In questo momento solo in Cisgiordania si contano 12.100 persone in detenzione amministrativa, 6.600 a Gaza: molti sono giovanissimi. La resistenza e la resilienza però sono capaci di abbattere i muri e le sbarre, se è vero che dentro queste carceri ci si auto-organizza e, "grazie a dei network culturali clandestini, i ragazzi e le ragazze possono seguire corsi di lingua inglese o di letteratura, come capitato a mio fratello, e anche le Università riescono a far seguire agli studenti incarcerati master e dottorati. Se ti scoprono - precisa - ti trasferiscono subito in un altro carcere, ma anche lì ad accoglierli c'è un altro circolo culturale". Dopo il 7 ottobre però "anche questo è cambiato: un giro di vite generale e il controllo di Israele si è fatto più oppressivo".

La responsabilità dei bambini. E dei governi

La paura è parte della storia. "Fin da piccoli ci portiamo dietro il peso della responsabilità per la nostra terra, dei diritti del nostro popolo. Si smette presto di essere bambini in Palestina", dice lo scrittore ammettendo che si tratta di condizioni inimmaginabili per gli europei. "Ti rendi conto che tutto quello che accade lì non è ‘normale’ solo quando lo guardi da lontano. Non è normale per un bambino non poter andare al mare, giocare in maniera spensierata, ricevere un sorriso – sostiene al-Saifi -. Come non lo è che gli israeliani controllino psicologicamente e fisicamente tutto della nostra vita. Anche i nostri sogni infantili”.

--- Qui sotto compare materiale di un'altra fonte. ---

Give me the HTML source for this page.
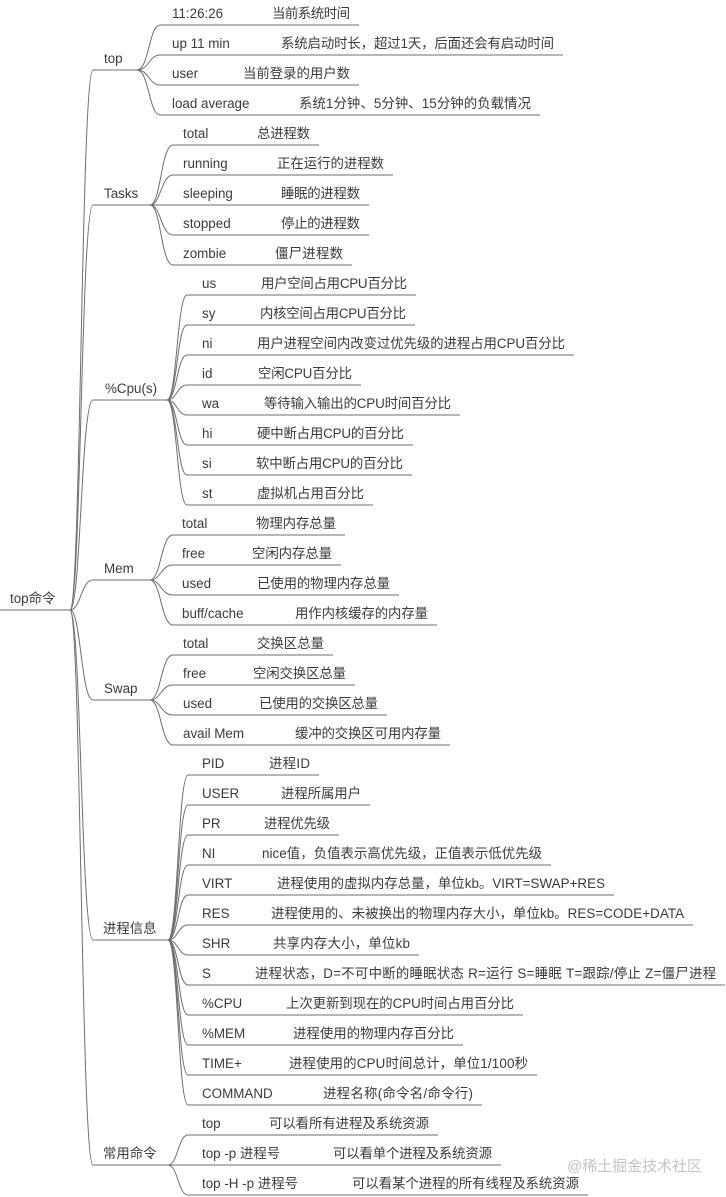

La prospettiva, a queste latitudini, è diversa. Cosa pensare dei governi occidentali e dell’appoggio incondizionato a Israele che intanto continua a massacrare i palestinesi nella Striscia di Gaza anche quando sono in fila per il pane? "La mia condanna è per tutti i Paesi che vendono le armi e non fermano la guerra. Dobbiamo ricordare inoltre che in Palestina combattono anche soldati italo-israeliani". Ma per lo scrittore, particolarmente fastidiosa è "l’ipocrisia collettiva" che permette un "doppio standard" per l’Ucraina e per la Palestina. "Perché loro sono 'aggrediti' e noi no?", si chiede. O, ancora, sulle polemiche attorno alla parola ‘genocidio’ afferma di non capirle. "Ormai anche i ministri israeliani ammettono di usare metodi genocidari – nota al-Saifi -, eppure i media occidentali continuano a giustificare e dare un’immagine distorta di quanto sta accadendo. Purtroppo il mondo supporta Israele o, per dirla meglio, Israele controlla il mondo”. 

Tornare in Palestina, in queste condizioni, non sembra possibile. Aysar Al-Saifi non vede casa sua da due anni e mezzo. Aspetta la fine della guerra. "Potrebbero fermarmi al confine: scrivere libri non è un certo un lasciapassare". Ma più di tutto è importante portare la sua famiglia sua figlia in Palestina, "per farle conoscere i nonni, gli zii, le sue radici palestinesi".